_What is asked_. Repeat each entry as written and leave the images out of the copy.

★ ★ ★

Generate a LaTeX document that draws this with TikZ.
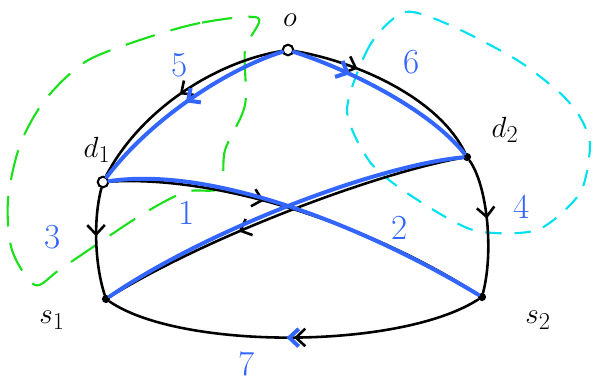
\documentclass[tikz,border=0pt]{standalone}
\usetikzlibrary{arrows.meta,decorations.markings}
\definecolor{hlblue}{RGB}{51,102,255}
\definecolor{zonegreen}{RGB}{25,225,25}
\definecolor{zonecyan}{RGB}{0,225,240}
\begin{document}
\begin{tikzpicture}[x=0.03cm,y=-0.03cm,>={Straight Barb[length=8pt,width=15pt]},
    every node/.style={font=\fontsize{30}{34}\selectfont},
    vtx/.style={circle,fill=black,inner sep=0pt,minimum size=7pt},
    ring/.style={circle,draw,line width=1.8pt,inner sep=0pt,minimum size=9pt},
    edge/.style={line width=2.2pt,line cap=round},
    hl/.style={line width=3.4pt,line cap=round,color=hlblue},
    num/.style={text=hlblue},
    midarrow/.style={postaction={decorate},decoration={markings,mark=at position #1 with {\arrow{>}}}}]
                \useasboundingbox (0,0) rectangle (594,383);

                % Zones around the two destinations
                \draw[zonegreen, line width=1.8pt, dash pattern=on 26pt off 14pt]
                    plot[smooth cycle, tension=0.5] coordinates {(258,18) (200,23) (140,40) (85,62) (45,100) (20,145) (8,200) (12,250) (35,285) (62,268) (138,217) (185,192) (220,188) (225,150) (245,105) (245,50)};
                \draw[zonecyan, line width=1.8pt, dash pattern=on 14pt off 11pt]
                    plot[smooth cycle, tension=0.45] coordinates {(405,12) (370,45) (347,110) (370,162) (410,195) (473,230) (537,230) (580,193) (590,145) (580,117) (560,93) (517,60) (452,26)};

                % Vertices
                \node[ring] (o) at (288,50) {};
                \node[ring] (d1) at (103,182) {};
                \node[vtx] (d2) at (467,157) {};
                \node[vtx] (s1) at (106,299) {};
                \node[vtx] (s2) at (482,297) {};

                % Vertex labels
                \node (o-lbl) at (290,20) {$o$};
                \node (d1-lbl) at (97,150) {$d_1$};
                \node (d2-lbl) at (505,130) {$d_2$};
                \node (s1-lbl) at (52,320) {$s_1$};
                \node (s2-lbl) at (538,320) {$s_2$};

                % Edges
                \draw[edge,midarrow=0.5] (o) .. controls (215,62) and (140,110) .. (d1);
                \draw[edge,midarrow=0.32] (o) .. controls (360,62) and (440,100) .. (d2);
                \draw[edge,midarrow=0.45] (d1) .. controls (93,220) and (95,265) .. (s1);
                \draw[edge,midarrow=0.45] (d2) .. controls (487,185) and (494,250) .. (s2);
                \draw[edge,midarrow=0.5] (s2) .. controls (400,350) and (180,350) .. (s1);
                \draw[edge,midarrow=0.4] (d1) .. controls (220,175) and (370,225) .. (s2);
                \draw[edge,midarrow=0.62] (d2) .. controls (380,172) and (210,235) .. (s1);

                % Highlighted paths
                \draw[hl,midarrow=0.5] (o) .. controls (225,70) and (150,120) .. (d1);
                \draw[hl,midarrow=0.3] (o) .. controls (350,70) and (430,110) .. (d2);
                \draw[hl] (d1) .. controls (220,165) and (380,235) .. (s2);
                \draw[hl] (d2) .. controls (380,165) and (210,228) .. (s1);
                \path[hl,midarrow=0.52] (s2) .. controls (400,350) and (180,350) .. (s1);

                % Path numbers
                \node[num] (n1) at (187,213) {1};
                \node[num] (n2) at (400,228) {2};
                \node[num] (n3) at (53,237) {3};
                \node[num] (n4) at (522,207) {4};
                \node[num] (n5) at (180,65) {5};
                \node[num] (n6) at (412,62) {6};
                \node[num] (n7) at (247,364) {7};
\end{tikzpicture}
\end{document}
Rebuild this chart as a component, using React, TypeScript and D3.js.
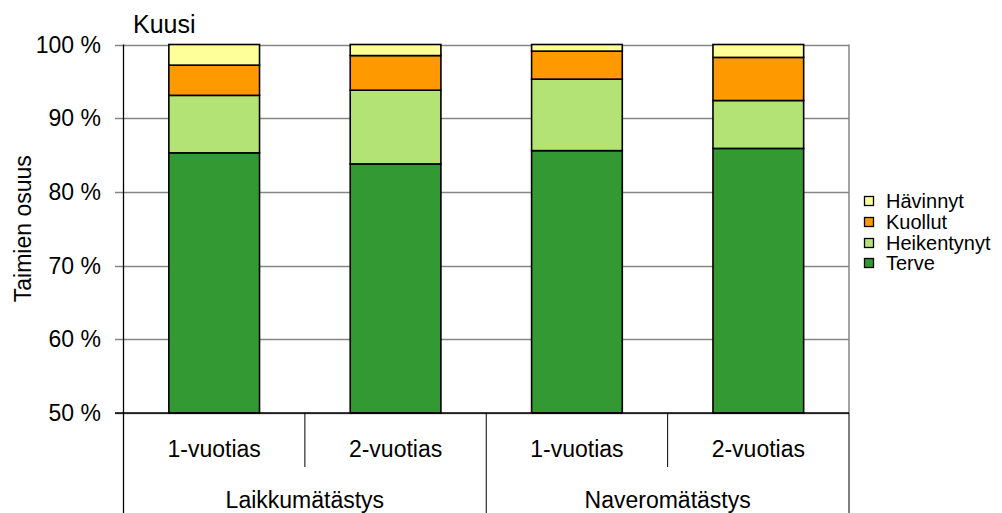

★ ★ ★

_Exercise result_.
Generate a LaTeX document that draws this with TikZ.
\documentclass[tikz,border=0pt]{standalone}
\usetikzlibrary{arrows.meta,decorations.markings}
\definecolor{hlblue}{RGB}{51,102,255}
\definecolor{zonegreen}{RGB}{25,225,25}
\definecolor{zonecyan}{RGB}{0,225,240}
\begin{document}
\begin{tikzpicture}[x=0.03cm,y=-0.03cm,>={Straight Barb[length=8pt,width=15pt]},
    every node/.style={font=\fontsize{30}{34}\selectfont},
    vtx/.style={circle,fill=black,inner sep=0pt,minimum size=7pt},
    ring/.style={circle,draw,line width=1.8pt,inner sep=0pt,minimum size=9pt},
    edge/.style={line width=2.2pt,line cap=round},
    hl/.style={line width=3.4pt,line cap=round,color=hlblue},
    num/.style={text=hlblue},
    midarrow/.style={postaction={decorate},decoration={markings,mark=at position #1 with {\arrow{>}}}}]
                \useasboundingbox (0,0) rectangle (594,383);

                % Zones around the two destinations
                \draw[zonegreen, line width=1.8pt, dash pattern=on 26pt off 14pt]
                    plot[smooth cycle, tension=0.5] coordinates {(258,18) (200,23) (140,40) (85,62) (45,100) (20,145) (8,200) (12,250) (35,285) (62,268) (138,217) (185,192) (220,188) (225,150) (245,105) (245,50)};
                \draw[zonecyan, line width=1.8pt, dash pattern=on 14pt off 11pt]
                    plot[smooth cycle, tension=0.45] coordinates {(405,12) (370,45) (347,110) (370,162) (410,195) (473,230) (537,230) (580,193) (590,145) (580,117) (560,93) (517,60) (452,26)};

                % Vertices
                \node[ring] (o) at (288,50) {};
                \node[ring] (d1) at (103,182) {};
                \node[vtx] (d2) at (467,157) {};
                \node[vtx] (s1) at (106,299) {};
                \node[vtx] (s2) at (482,297) {};

                % Vertex labels
                \node (o-lbl) at (290,20) {$o$};
                \node (d1-lbl) at (97,150) {$d_1$};
                \node (d2-lbl) at (505,130) {$d_2$};
                \node (s1-lbl) at (52,320) {$s_1$};
                \node (s2-lbl) at (538,320) {$s_2$};

                % Edges
                \draw[edge,midarrow=0.5] (o) .. controls (215,62) and (140,110) .. (d1);
                \draw[edge,midarrow=0.32] (o) .. controls (360,62) and (440,100) .. (d2);
                \draw[edge,midarrow=0.45] (d1) .. controls (93,220) and (95,265) .. (s1);
                \draw[edge,midarrow=0.45] (d2) .. controls (487,185) and (494,250) .. (s2);
                \draw[edge,midarrow=0.5] (s2) .. controls (400,350) and (180,350) .. (s1);
                \draw[edge,midarrow=0.4] (d1) .. controls (220,175) and (370,225) .. (s2);
                \draw[edge,midarrow=0.62] (d2) .. controls (380,172) and (210,235) .. (s1);

                % Highlighted paths
                \draw[hl,midarrow=0.5] (o) .. controls (225,70) and (150,120) .. (d1);
                \draw[hl,midarrow=0.3] (o) .. controls (350,70) and (430,110) .. (d2);
                \draw[hl] (d1) .. controls (220,165) and (380,235) .. (s2);
                \draw[hl] (d2) .. controls (380,165) and (210,228) .. (s1);
                \path[hl,midarrow=0.52] (s2) .. controls (400,350) and (180,350) .. (s1);

                % Path numbers
                \node[num] (n1) at (187,213) {1};
                \node[num] (n2) at (400,228) {2};
                \node[num] (n3) at (53,237) {3};
                \node[num] (n4) at (522,207) {4};
                \node[num] (n5) at (180,65) {5};
                \node[num] (n6) at (412,62) {6};
                \node[num] (n7) at (247,364) {7};
\end{tikzpicture}
\end{document}
Rebuild this chart as a component, using React, TypeScript and D3.js.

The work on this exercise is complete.